O systema Europeu não pode, pela eterna razão das cousas, ser o sistema Americano; e sempre que o tentarem será um Estado de coacção, e de violencia, que necessariamente produzirá uma reação terrível.

O Brasil não quer attentar contra os direitos de Portugal, mas desadora que Portugal Deputados do Congresso de Lisboa: o Brasil quer a sua Independencia, mas firmada sobre a União bem entendida com Portugal, quer emfim apresentar duas grandes Familias, regidas pelas suas Leis, presas pelos seus interesses, obedientes ao mesmo Chefe.

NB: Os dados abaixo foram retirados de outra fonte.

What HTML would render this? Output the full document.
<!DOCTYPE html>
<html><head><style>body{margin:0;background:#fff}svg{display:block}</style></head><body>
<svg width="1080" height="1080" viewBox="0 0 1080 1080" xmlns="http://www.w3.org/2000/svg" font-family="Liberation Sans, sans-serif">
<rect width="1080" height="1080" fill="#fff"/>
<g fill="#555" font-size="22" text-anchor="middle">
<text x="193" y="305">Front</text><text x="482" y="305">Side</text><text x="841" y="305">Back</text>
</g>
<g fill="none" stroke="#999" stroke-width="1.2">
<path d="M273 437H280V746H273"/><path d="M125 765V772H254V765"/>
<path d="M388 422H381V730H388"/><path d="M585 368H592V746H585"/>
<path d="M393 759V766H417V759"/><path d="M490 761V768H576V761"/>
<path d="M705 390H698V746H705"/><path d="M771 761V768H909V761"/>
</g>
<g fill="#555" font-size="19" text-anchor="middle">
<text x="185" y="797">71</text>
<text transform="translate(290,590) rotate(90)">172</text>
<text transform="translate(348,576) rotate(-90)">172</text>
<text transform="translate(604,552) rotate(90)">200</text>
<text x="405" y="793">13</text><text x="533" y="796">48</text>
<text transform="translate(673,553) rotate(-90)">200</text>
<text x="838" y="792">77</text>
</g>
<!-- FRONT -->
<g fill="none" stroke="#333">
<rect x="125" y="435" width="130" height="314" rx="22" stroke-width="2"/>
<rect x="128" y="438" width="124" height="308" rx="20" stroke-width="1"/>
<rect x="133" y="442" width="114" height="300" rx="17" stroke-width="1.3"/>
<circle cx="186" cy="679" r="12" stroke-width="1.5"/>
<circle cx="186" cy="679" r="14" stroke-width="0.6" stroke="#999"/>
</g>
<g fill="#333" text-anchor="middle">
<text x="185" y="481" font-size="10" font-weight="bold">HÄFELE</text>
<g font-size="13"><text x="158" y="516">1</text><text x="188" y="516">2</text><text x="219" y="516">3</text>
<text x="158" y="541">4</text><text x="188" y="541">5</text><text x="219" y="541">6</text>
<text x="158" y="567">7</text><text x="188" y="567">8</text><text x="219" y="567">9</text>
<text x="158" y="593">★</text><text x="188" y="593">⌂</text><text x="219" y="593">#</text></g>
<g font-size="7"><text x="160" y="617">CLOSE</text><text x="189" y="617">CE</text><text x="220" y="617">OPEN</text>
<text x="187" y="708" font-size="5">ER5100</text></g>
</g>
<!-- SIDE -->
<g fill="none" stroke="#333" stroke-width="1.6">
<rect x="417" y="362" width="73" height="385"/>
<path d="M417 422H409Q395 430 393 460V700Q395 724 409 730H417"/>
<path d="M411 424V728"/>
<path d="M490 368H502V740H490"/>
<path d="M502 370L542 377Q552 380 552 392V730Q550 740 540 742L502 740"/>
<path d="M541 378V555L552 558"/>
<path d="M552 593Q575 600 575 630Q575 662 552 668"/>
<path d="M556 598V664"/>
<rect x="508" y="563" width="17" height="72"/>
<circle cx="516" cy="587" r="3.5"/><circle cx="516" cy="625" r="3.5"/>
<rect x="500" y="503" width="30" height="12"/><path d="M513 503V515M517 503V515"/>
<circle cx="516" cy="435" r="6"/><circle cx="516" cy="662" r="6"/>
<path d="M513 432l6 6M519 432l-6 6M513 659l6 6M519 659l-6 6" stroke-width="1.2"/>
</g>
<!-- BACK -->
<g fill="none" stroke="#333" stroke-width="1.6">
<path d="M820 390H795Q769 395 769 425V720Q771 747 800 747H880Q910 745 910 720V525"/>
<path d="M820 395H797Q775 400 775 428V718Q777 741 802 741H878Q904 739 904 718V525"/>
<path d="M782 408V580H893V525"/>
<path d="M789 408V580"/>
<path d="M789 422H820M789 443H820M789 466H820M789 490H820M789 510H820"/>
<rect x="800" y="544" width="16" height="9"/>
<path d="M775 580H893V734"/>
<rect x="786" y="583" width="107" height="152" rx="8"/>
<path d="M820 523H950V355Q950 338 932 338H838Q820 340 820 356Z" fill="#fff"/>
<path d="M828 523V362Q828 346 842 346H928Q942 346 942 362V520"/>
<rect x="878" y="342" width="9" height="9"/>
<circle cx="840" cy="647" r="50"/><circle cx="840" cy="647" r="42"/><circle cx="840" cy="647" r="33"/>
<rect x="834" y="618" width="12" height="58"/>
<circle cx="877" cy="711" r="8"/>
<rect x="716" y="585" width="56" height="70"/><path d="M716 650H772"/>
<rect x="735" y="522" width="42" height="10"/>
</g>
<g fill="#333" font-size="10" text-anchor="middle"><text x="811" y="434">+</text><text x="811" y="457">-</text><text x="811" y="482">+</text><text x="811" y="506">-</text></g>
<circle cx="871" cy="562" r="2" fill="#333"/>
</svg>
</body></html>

Ao decoro do Brasil, á Gloria de V. A. Real não pode convir que dure por mais tempo o estado em que está.

Qual será a Nação do Mundo que com elle queira tratar emquanto não assumir um caracter pronunciado? emquanto não proclamar os direitos que tem de figurar entre os Povos Independentes? E qual será a que despreze a amizade do Brasil, e a amizade do seu Regente? É nosso interesse a Paz; nosso inimigo só será aquelle que ousar atacar a nossa Independencia.

Digne-se, pois, V. A. Real ouvir o nosso requerimento: pequenas considerações só devem estorvar pequenas almas. Salve o Brasil, Salve a Nação, Salve a Realeza Portugueza."

O regente, que, obviamente, estava ciente e participava do projeto, respondeu, no mesmo dia, com o seguinte decreto:

"Havendo-Me representado os Procuradores Geraes de algumas Providencias do Brasil já reunidos nesta Côrte, e differentes Camaras e Povo de outras, o quanto era necessario, e urgente para a mantença da Integridade da Monarchia Portugueza, e justo decoro do Brasil, a convocação de uma Assembléa Luso-Brasiliense, que investida daquella porção de Soberania, que essencialmente reside no Povo deste grande, e riquissimo Continente, constitua as bases sobre que se devam erigir a sua Independencia, que a Natureza marcara, e de que já estava de posse, e a sua União com todas as outras partes integrantes da Grande Familia Portugueza, que cordialmente deseja: E Reconhecendo Eu a verdade e a força das razões que Me foram ponderadas, nem vendo outro modo de assegurar a felicidade deste Reino, manter uma justa igualdade de direitos entre elle e o de Portugal, sem perturbar a paz, que tanto convem a ambos, e tão propria é de Povos irmãos: Hei por bem, e com o parecer do Meu Conselho de Estado, Mandar convocar uma Assembléa Geral Constituinte e Legislativa, composta de Deputados das Provincias do Brasil novamente eleitos na forma das instrucções, que em Conselho se acordarem, e que serão publicadas com a maior brevidade."

Estavam dados os passos essenciais para a primeira Constituição do Brasil e, – por que não dizer? – também da Independência.